Conflict Resolution is a formal name for settling problems in a way that lets you and others retain your dignity. Even when conflict resolution techniques don’t yield the ideal outcomes, they tend to improve the situation; at the very least, they help us keep from making a bad situation worse.
A conflict resolution program teaches people basic techniques for cooling off a situation and coming to an agreement acceptable to everyone. You might undertake a basic poster campaign, add handouts, and invite local experts to give workshops or guest talks in class.
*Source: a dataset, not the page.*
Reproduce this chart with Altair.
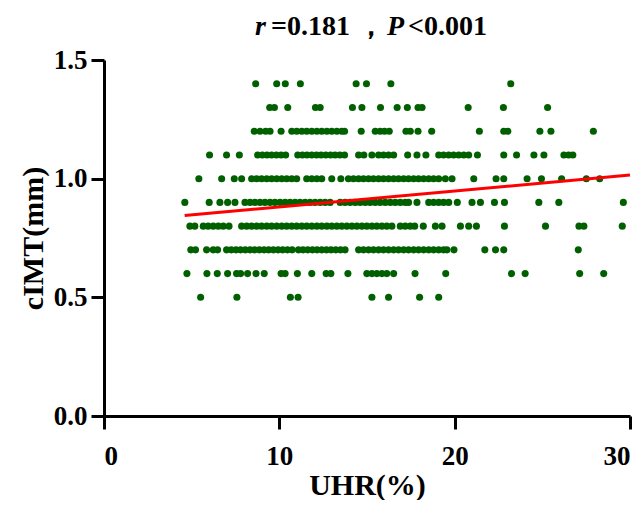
import altair as alt
import pandas as pd

# UHR(%) values of the points, grouped by their cIMT(mm) level
x_14 = [8.65, 9.85, 10.34, 11.2, 14.38, 14.97, 16.36, 23.2]
x_13 = [9.45, 9.72, 10.48, 12.06, 12.33, 14.17, 14.71, 15.77, 16.72, 17.3, 17.91, 18.14, 20.77, 22.78, 25.3]
x_12 = [8.57, 8.9, 9.22, 9.47, 10.1, 10.71, 10.99, 11.28, 11.56, 11.85, 12.14, 12.42, 12.71, 12.99, 13.28,
        13.56, 13.72, 14.67, 15.47, 15.75, 16.0, 16.27, 17.22, 17.47, 17.91, 18.69, 21.41, 22.8, 23.03, 24.86,
        25.49, 27.91]
x_11 = [6.02, 6.99, 7.72, 8.76, 9.03, 9.3, 9.56, 9.83, 10.1, 10.36, 11.05, 11.32, 11.58, 11.85, 12.12, 12.38,
        12.65, 12.92, 13.18, 13.45, 13.72, 14.52, 14.82, 15.28, 15.66, 15.94, 16.23, 16.52, 17.32, 17.85, 18.36,
        19.09, 19.37, 19.66, 19.94, 20.23, 20.52, 20.8, 21.3, 22.8, 23.53, 24.52, 25.09, 26.23, 26.5, 26.74]
x_10 = [5.41, 6.71, 7.43, 7.85, 8.42, 8.71, 8.99, 9.28, 9.56, 9.85, 10.14, 10.42, 10.71, 10.99, 11.56, 11.85,
        12.14, 12.42, 12.99, 13.51, 13.94, 14.23, 14.52, 14.8, 15.09, 15.37, 15.66, 15.94, 16.23, 16.52, 16.8,
        17.09, 17.37, 17.66, 17.94, 18.23, 18.52, 18.8, 19.09, 19.47, 19.85, 21.09, 22.36, 22.8, 24.13, 24.95,
        26.1, 27.51, 28.27]
x_09 = [4.61, 6.0, 6.61, 7.05, 7.47, 8.04, 8.33, 8.61, 8.9, 9.18, 9.47, 9.75, 10.04, 10.33, 10.61, 10.9, 11.18,
        11.47, 11.75, 12.04, 12.33, 12.61, 12.9, 13.47, 13.75, 14.04, 14.33, 14.61, 14.9, 15.18, 15.47, 15.75,
        16.04, 16.33, 16.61, 16.9, 17.18, 17.37, 17.85, 18.52, 18.8, 19.09, 19.37, 19.66, 20.15, 20.99, 21.47,
        22.27, 22.84, 24.8, 25.94, 29.62]
x_08 = [4.9, 5.18, 5.66, 5.94, 6.23, 6.52, 6.8, 7.13, 7.85, 8.14, 8.42, 8.71, 8.99, 9.28, 9.56, 9.85, 10.14,
        10.42, 10.71, 10.99, 11.28, 11.56, 11.85, 12.14, 12.42, 12.71, 12.99, 13.28, 13.56, 13.85, 14.14, 14.42,
        14.71, 14.99, 15.28, 15.56, 15.85, 16.13, 16.42, 16.9, 17.18, 17.47, 17.72, 18.21, 18.9, 19.28, 20.33,
        20.8, 21.24, 22.84, 25.18, 27.09, 27.37, 29.56]
x_07 = [4.95, 5.22, 5.85, 6.23, 6.48, 6.99, 7.26, 7.53, 7.79, 8.06, 8.33, 8.59, 8.86, 9.13, 9.39, 9.66, 9.93,
        10.19, 10.46, 10.73, 11.09, 11.35, 11.62, 11.89, 12.15, 12.42, 12.69, 12.95, 13.22, 13.49, 13.75, 14.52,
        14.8, 15.09, 15.37, 15.66, 15.94, 16.23, 16.52, 16.8, 17.09, 17.37, 17.66, 17.94, 18.23, 18.52, 18.8,
        19.09, 19.37, 19.56, 19.96, 21.72, 22.33, 22.8, 27.05]
x_06 = [4.73, 5.87, 6.46, 7.05, 7.56, 7.79, 8.19, 8.67, 9.14, 10.1, 10.33, 11.03, 11.85, 12.67, 12.94, 13.91,
        14.99, 15.28, 15.56, 15.85, 16.13, 16.52, 17.74, 19.49, 23.24, 24.02, 27.13, 28.5]
x_05 = [5.51, 7.58, 10.63, 11.07, 15.28, 16.23, 18.0, 19.09]

levels = [1.4, 1.3, 1.2, 1.1, 1.0, 0.9, 0.8, 0.7, 0.6, 0.5]
groups = [x_14, x_13, x_12, x_11, x_10, x_09, x_08, x_07, x_06, x_05]

# fitted regression line end points
line_x = [4.6, 30.0]
line_y = [0.845, 1.015]

x_ticks = [0, 10, 20, 30]
y_ticks = [0.0, 0.5, 1.0, 1.5]

title_texts = ["r", "=0.181 ，", "P", "<0.001"]
title_styles = ["italic", "normal", "italic", "normal"]

rows = []
for lv, xs in zip(levels, groups):
    for v in xs:
        rows.append({"UHR": v, "cIMT": lv})
pts = pd.DataFrame(rows)
fit = pd.DataFrame({"UHR": line_x, "cIMT": line_y})

FONT = "Liberation Serif"

xscale = alt.Scale(domain=[0, 30], nice=False, zero=False)
yscale = alt.Scale(domain=[0, 1.5], nice=False, zero=False)

xaxis = alt.Axis(values=x_ticks, title="UHR(%)", grid=False, labelFontSize=27, titleFontSize=30,
                 labelPadding=14, titlePadding=1, tickSize=13)
yaxis = alt.Axis(values=y_ticks, format=".1f", title="cIMT(mm)", grid=False, labelFontSize=27,
                 titleFontSize=30, labelPadding=4, titlePadding=5, tickSize=13)

points = alt.Chart(pts).mark_circle(size=50, color="#006000", opacity=1).encode(
    x=alt.X("UHR:Q", scale=xscale, axis=xaxis),
    y=alt.Y("cIMT:Q", scale=yscale, axis=yaxis),
)

line = alt.Chart(fit).mark_line(color="#ff0000", strokeWidth=3).encode(
    x=alt.X("UHR:Q", scale=xscale),
    y=alt.Y("cIMT:Q", scale=yscale),
)

title_df = pd.DataFrame({"txt": title_texts, "style": title_styles})

def part(i, xpos):
    d = title_df.iloc[[i]]
    return alt.Chart(d).mark_text(
        font=FONT, fontSize=28, fontWeight="bold", fontStyle=d["style"].iloc[0],
        align="left", baseline="alphabetic", color="black",
    ).encode(text="txt:N", x=alt.value(xpos), y=alt.value(-25))

title = part(0, 151) + part(1, 167) + part(2, 283) + part(3, 304)

chart = alt.layer(points, line, title).properties(
    width=526, height=356,
    autosize=alt.AutoSizeParams(type="none"),
    padding={"left": 96, "top": 52, "right": 6, "bottom": 84},
).configure_view(stroke=None).configure_axis(
    domainColor="black", domainWidth=3, tickColor="black", tickWidth=3,
    labelColor="black", titleColor="black", labelFont=FONT, titleFont=FONT,
    labelFontWeight="bold", titleFontWeight="bold",
)

chart.save("out.html", embed_options={"renderer": "svg", "actions": False})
Model the program to fit your school or community center.
As typically practiced in schools, Peer Mediation is a process by which a one or more trained student mediators listen to other students (whom we’ll call “disputants”) who would otherwise have received a disciplinary/punitive referral and help the disputants create their own solutions to their conflict.
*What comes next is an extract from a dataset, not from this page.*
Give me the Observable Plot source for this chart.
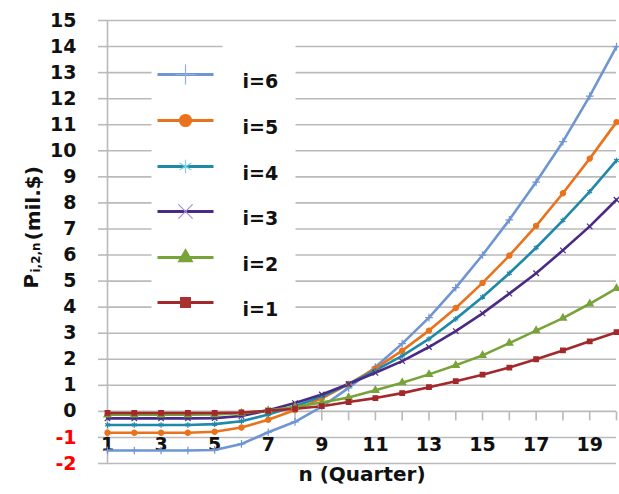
<!DOCTYPE html>
<html>
<head>
<meta charset="utf-8">
<script src="https://cdn.jsdelivr.net/npm/d3@7"></script>
<script src="https://cdn.jsdelivr.net/npm/@observablehq/plot@0.6"></script>
<style>
  html, body { margin: 0; padding: 0; background: #fff; }
  #chart svg { display: block; }
</style>
</head>
<body>
<div id="chart"></div>
<script>
// ---- data ----
const quarters = [1,2,3,4,5,6,7,8,9,10,11,12,13,14,15,16,17,18,19,20];
const seriesNames = ["i=6", "i=5", "i=4", "i=3", "i=2", "i=1"];
const seriesColors = ["#6f95d2", "#e8731c", "#2089a8", "#4a2a85", "#77a339", "#a3282b"];
const legendMarkColors = ["#8fb0e0", "#e8731c", "#7fcfe6", "#a58fd0", "#77a339", "#a83232"];
const seriesSymbols = ["plus", "circle", "asterisk", "times", "triangle", "square"];
const i6 = [-1.5,-1.5,-1.5,-1.5,-1.48,-1.25,-0.8,-0.4,0.18,0.9,1.7,2.6,3.6,4.75,6.0,7.35,8.8,10.35,12.1,14.0];
const i5 = [-0.82,-0.82,-0.82,-0.82,-0.78,-0.62,-0.32,0.05,0.5,1.05,1.65,2.33,3.1,3.97,4.93,5.98,7.12,8.37,9.7,11.1];
const i4 = [-0.52,-0.52,-0.52,-0.52,-0.49,-0.38,-0.12,0.2,0.57,1.05,1.57,2.13,2.78,3.55,4.39,5.3,6.28,7.33,8.43,9.63];
const i3 = [-0.27,-0.27,-0.27,-0.27,-0.26,-0.18,0.04,0.32,0.65,1.05,1.48,1.93,2.47,3.08,3.76,4.52,5.3,6.18,7.1,8.12];
const i2 = [-0.13,-0.13,-0.13,-0.13,-0.12,-0.07,0.03,0.17,0.34,0.53,0.81,1.1,1.42,1.77,2.15,2.62,3.1,3.58,4.13,4.72];
const i1 = [-0.06,-0.06,-0.06,-0.06,-0.06,-0.04,0.02,0.1,0.2,0.36,0.51,0.7,0.93,1.16,1.41,1.68,2.0,2.34,2.69,3.04];
const seriesValues = [i6, i5, i4, i3, i2, i1];
const yTicksBlack = [0,1,2,3,4,5,6,7,8,9,10,11,12,13,14,15];
const yTicksRed = [-1,-2];
const xTickLabels = [1,3,5,7,9,11,13,15,17,19];
const xTitle = "n (Quarter)";
const yTitleMain = "P";
const yTitleSub = "i,2,n";
const yTitleUnit = "(mil.$)";

// ---- build table ----
const rows = [];
seriesNames.forEach((s, k) => quarters.forEach((n, j) => rows.push({series: s, n, v: seriesValues[k][j]})));

const FONT = "DejaVu Sans";
const GRID = "#bababa";

// custom symbols (pixel-size shapes)
const tickDown = {draw(ctx) { ctx.moveTo(0, 0); ctx.lineTo(0, 9); }};
const legendLine = {draw(ctx) { ctx.moveTo(-28, 0); ctx.lineTo(28, 0); }};
const legendBg = {draw(ctx) { ctx.rect(0, 16, 144, 270); ctx.rect(71, 0, 73, 17); }};

const legendMarks = [];
legendMarks.push(Plot.dot([0], {frameAnchor: "top-left", dx: 44, dy: 16, symbol: legendBg, fill: "white", stroke: "none"}));
seriesNames.forEach((s, k) => {
  const dy = [54, 100, 146, 191, 237, 282][k];
  const r = [6.5, 6, 6.5, 6.5, 5.2, 5.5][k];
  legendMarks.push(Plot.dot([0], {frameAnchor: "top-left", dx: 78, dy, symbol: legendLine, fill: "none", stroke: seriesColors[k], strokeWidth: 3.2}));
  legendMarks.push(Plot.dot([0], {frameAnchor: "top-left", dx: 78, dy, symbol: seriesSymbols[k], r,
    fill: legendMarkColors[k], stroke: legendMarkColors[k], strokeWidth: 1.2}));
  legendMarks.push(Plot.text([s], {frameAnchor: "top-left", dx: 135, dy, text: d => d, textAnchor: "start",
    fontFamily: FONT, fontWeight: "bold", fontSize: 19, fill: "#111"}));
});

const chart = Plot.plot({
  width: 619,
  height: 494,
  marginLeft: 107,
  marginRight: 3,
  marginTop: 20,
  marginBottom: 31,
  style: {background: "#fff", fontFamily: FONT},
  x: {domain: [1, 20], axis: null},
  y: {domain: [-2, 15]},
  color: {domain: seriesNames, range: seriesColors},
  symbol: {domain: seriesNames, range: seriesSymbols},
  marks: [
    Plot.gridY(yTicksBlack.concat(yTicksRed), {stroke: GRID, strokeOpacity: 1, strokeWidth: 1.6}),
    Plot.axisY(yTicksBlack, {tickSize: 9, tickPadding: 22, stroke: GRID, strokeWidth: 1.6, fill: "#111",
      fontSize: 19, fontWeight: "bold", fontFamily: FONT, label: null, tickFormat: d => String(d)}),
    Plot.axisY(yTicksRed, {tickSize: 9, tickPadding: 22, stroke: GRID, strokeWidth: 1.6, fill: "#ff0000",
      fontSize: 19, fontWeight: "bold", fontFamily: FONT, label: null, tickFormat: d => String(d)}),
    Plot.ruleX([1], {y1: -2, y2: 15, stroke: GRID, strokeWidth: 1.6}),
    Plot.dot(quarters, {x: d => d, y: 0, symbol: tickDown, fill: "none", stroke: GRID, strokeWidth: 1.6}),
    Plot.text(xTickLabels, {x: d => d, y: 0, dy: 34, text: d => String(d), fontFamily: FONT, fontWeight: "bold", fontSize: 19, fill: "#111"}),
    ...legendMarks,
    Plot.line(rows, {x: "n", y: "v", z: "series", stroke: "series", strokeWidth: 2.6}),
    Plot.dot(rows, {x: "n", y: "v", symbol: "series", fill: "series", stroke: "series", r: 2.6, strokeWidth: 1.2}),
    Plot.text([xTitle], {frameAnchor: "bottom", dy: 17, text: d => d, fontFamily: FONT, fontWeight: "bold", fontSize: 20, fill: "#111"}),
    Plot.text([yTitleMain], {frameAnchor: "top-left", dx: -83.5, dy: 268, rotate: -90, textAnchor: "start", text: d => d,
      fontFamily: FONT, fontWeight: "bold", fontSize: 20, fill: "#111"}),
    Plot.text([yTitleSub], {frameAnchor: "top-left", dx: -76, dy: 252, rotate: -90, textAnchor: "start", text: d => d,
      fontFamily: FONT, fontWeight: "bold", fontSize: 12, fill: "#111"}),
    Plot.text([yTitleUnit], {frameAnchor: "top-left", dx: -82, dy: 220, rotate: -90, textAnchor: "start", text: d => d,
      fontFamily: FONT, fontWeight: "bold", fontSize: 20, fill: "#111"})
  ]
});
document.getElementById("chart").appendChild(chart);
</script>
</body>
</html>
Mediators don’t provide the disputants with answers. They don’t tell anyone what to do, or force anyone to apologize. They certainly don’t punish. They don’t report back to the teacher or the principal. They just carry out the process and complete some simple, confidential report forms for the mediation coordinator.
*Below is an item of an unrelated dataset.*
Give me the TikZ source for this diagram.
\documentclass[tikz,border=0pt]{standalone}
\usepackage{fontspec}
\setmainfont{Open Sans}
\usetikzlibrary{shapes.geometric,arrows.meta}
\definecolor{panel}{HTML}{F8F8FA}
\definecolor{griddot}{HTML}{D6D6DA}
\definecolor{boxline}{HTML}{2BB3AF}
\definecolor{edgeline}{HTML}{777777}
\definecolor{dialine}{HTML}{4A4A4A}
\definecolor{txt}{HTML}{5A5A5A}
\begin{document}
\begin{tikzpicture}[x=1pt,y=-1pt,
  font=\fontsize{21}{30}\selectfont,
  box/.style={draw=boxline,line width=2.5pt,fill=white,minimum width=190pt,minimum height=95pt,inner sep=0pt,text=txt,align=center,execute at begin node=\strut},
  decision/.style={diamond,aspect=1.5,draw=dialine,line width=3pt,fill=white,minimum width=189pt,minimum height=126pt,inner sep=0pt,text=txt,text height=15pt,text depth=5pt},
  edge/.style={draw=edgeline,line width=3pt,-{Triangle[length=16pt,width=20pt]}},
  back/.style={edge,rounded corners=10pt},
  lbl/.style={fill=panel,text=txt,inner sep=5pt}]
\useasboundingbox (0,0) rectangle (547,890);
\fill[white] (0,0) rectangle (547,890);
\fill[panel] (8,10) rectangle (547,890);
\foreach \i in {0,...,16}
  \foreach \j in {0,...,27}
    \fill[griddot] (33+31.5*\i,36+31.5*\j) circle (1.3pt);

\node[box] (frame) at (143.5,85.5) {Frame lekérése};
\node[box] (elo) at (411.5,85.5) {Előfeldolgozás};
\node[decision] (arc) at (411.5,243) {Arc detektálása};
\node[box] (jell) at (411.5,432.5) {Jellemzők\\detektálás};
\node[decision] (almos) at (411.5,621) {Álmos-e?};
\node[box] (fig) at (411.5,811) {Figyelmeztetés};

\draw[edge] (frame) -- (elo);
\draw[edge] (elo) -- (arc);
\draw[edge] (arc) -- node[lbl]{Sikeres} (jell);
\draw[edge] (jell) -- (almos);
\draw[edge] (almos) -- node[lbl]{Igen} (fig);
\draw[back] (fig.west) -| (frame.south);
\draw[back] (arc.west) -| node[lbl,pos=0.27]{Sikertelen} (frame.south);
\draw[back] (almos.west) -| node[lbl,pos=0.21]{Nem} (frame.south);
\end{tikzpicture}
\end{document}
Mediation is a voluntary alternative to traditionally punitive consequences. The intent of mediation rather than punishment is that disputants not only lose less class time, but also learn that they can handle most of the typical interpersonal problems on their own — without having to involve adults, and without getting themselves in bigger trouble. Most disputants will come up with workable settlements. That doesn’t mean perfect: It means that the disputants felt that the process was fair and reasonable, and that the solutions work for them.